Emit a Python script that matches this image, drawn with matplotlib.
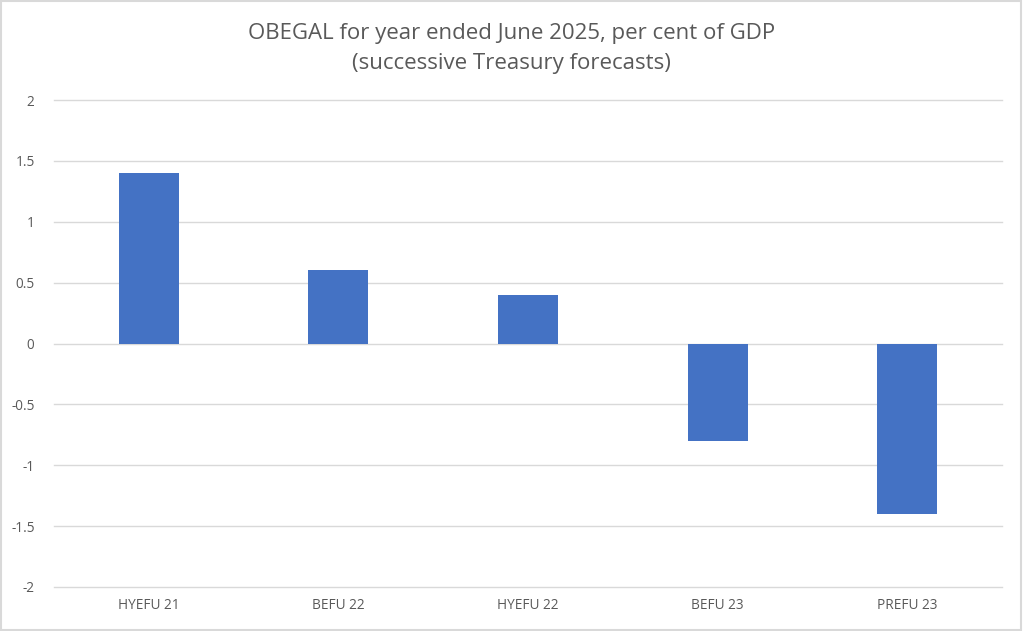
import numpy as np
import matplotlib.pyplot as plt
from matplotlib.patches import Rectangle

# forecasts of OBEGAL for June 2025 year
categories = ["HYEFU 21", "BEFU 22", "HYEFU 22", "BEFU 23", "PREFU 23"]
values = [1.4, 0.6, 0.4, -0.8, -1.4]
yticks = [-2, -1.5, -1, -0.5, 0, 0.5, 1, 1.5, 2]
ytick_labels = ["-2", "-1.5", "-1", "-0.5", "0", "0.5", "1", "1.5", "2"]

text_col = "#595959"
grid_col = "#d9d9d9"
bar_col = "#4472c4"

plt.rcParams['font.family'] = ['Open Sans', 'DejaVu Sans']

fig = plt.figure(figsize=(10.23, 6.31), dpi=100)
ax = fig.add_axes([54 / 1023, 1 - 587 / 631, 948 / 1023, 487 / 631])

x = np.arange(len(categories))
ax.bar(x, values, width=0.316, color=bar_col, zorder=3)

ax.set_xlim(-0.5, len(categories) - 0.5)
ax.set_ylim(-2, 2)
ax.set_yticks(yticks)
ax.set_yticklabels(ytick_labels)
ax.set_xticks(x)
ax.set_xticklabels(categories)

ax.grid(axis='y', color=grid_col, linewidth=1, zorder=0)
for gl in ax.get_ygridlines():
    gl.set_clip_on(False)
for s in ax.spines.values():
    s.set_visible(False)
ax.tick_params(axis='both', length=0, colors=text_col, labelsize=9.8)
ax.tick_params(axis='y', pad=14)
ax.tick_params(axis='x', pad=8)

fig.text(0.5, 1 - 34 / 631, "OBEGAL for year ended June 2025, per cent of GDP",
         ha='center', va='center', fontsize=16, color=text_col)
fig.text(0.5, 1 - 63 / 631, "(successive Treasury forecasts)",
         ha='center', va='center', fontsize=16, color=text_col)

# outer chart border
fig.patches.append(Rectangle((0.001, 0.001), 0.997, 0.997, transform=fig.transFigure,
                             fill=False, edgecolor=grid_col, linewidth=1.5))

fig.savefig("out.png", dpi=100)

☆ ☆ ☆ ☆

Given instruction: Transcribe the material exactly, leaving every picture out.

Task answer:
Emit a Python script that matches this image, drawn with matplotlib.
import numpy as np
import matplotlib.pyplot as plt
from matplotlib.patches import Rectangle

# forecasts of OBEGAL for June 2025 year
categories = ["HYEFU 21", "BEFU 22", "HYEFU 22", "BEFU 23", "PREFU 23"]
values = [1.4, 0.6, 0.4, -0.8, -1.4]
yticks = [-2, -1.5, -1, -0.5, 0, 0.5, 1, 1.5, 2]
ytick_labels = ["-2", "-1.5", "-1", "-0.5", "0", "0.5", "1", "1.5", "2"]

text_col = "#595959"
grid_col = "#d9d9d9"
bar_col = "#4472c4"

plt.rcParams['font.family'] = ['Open Sans', 'DejaVu Sans']

fig = plt.figure(figsize=(10.23, 6.31), dpi=100)
ax = fig.add_axes([54 / 1023, 1 - 587 / 631, 948 / 1023, 487 / 631])

x = np.arange(len(categories))
ax.bar(x, values, width=0.316, color=bar_col, zorder=3)

ax.set_xlim(-0.5, len(categories) - 0.5)
ax.set_ylim(-2, 2)
ax.set_yticks(yticks)
ax.set_yticklabels(ytick_labels)
ax.set_xticks(x)
ax.set_xticklabels(categories)

ax.grid(axis='y', color=grid_col, linewidth=1, zorder=0)
for gl in ax.get_ygridlines():
    gl.set_clip_on(False)
for s in ax.spines.values():
    s.set_visible(False)
ax.tick_params(axis='both', length=0, colors=text_col, labelsize=9.8)
ax.tick_params(axis='y', pad=14)
ax.tick_params(axis='x', pad=8)

fig.text(0.5, 1 - 34 / 631, "OBEGAL for year ended June 2025, per cent of GDP",
         ha='center', va='center', fontsize=16, color=text_col)
fig.text(0.5, 1 - 63 / 631, "(successive Treasury forecasts)",
         ha='center', va='center', fontsize=16, color=text_col)

# outer chart border
fig.patches.append(Rectangle((0.001, 0.001), 0.997, 0.997, transform=fig.transFigure,
                             fill=False, edgecolor=grid_col, linewidth=1.5))

fig.savefig("out.png", dpi=100)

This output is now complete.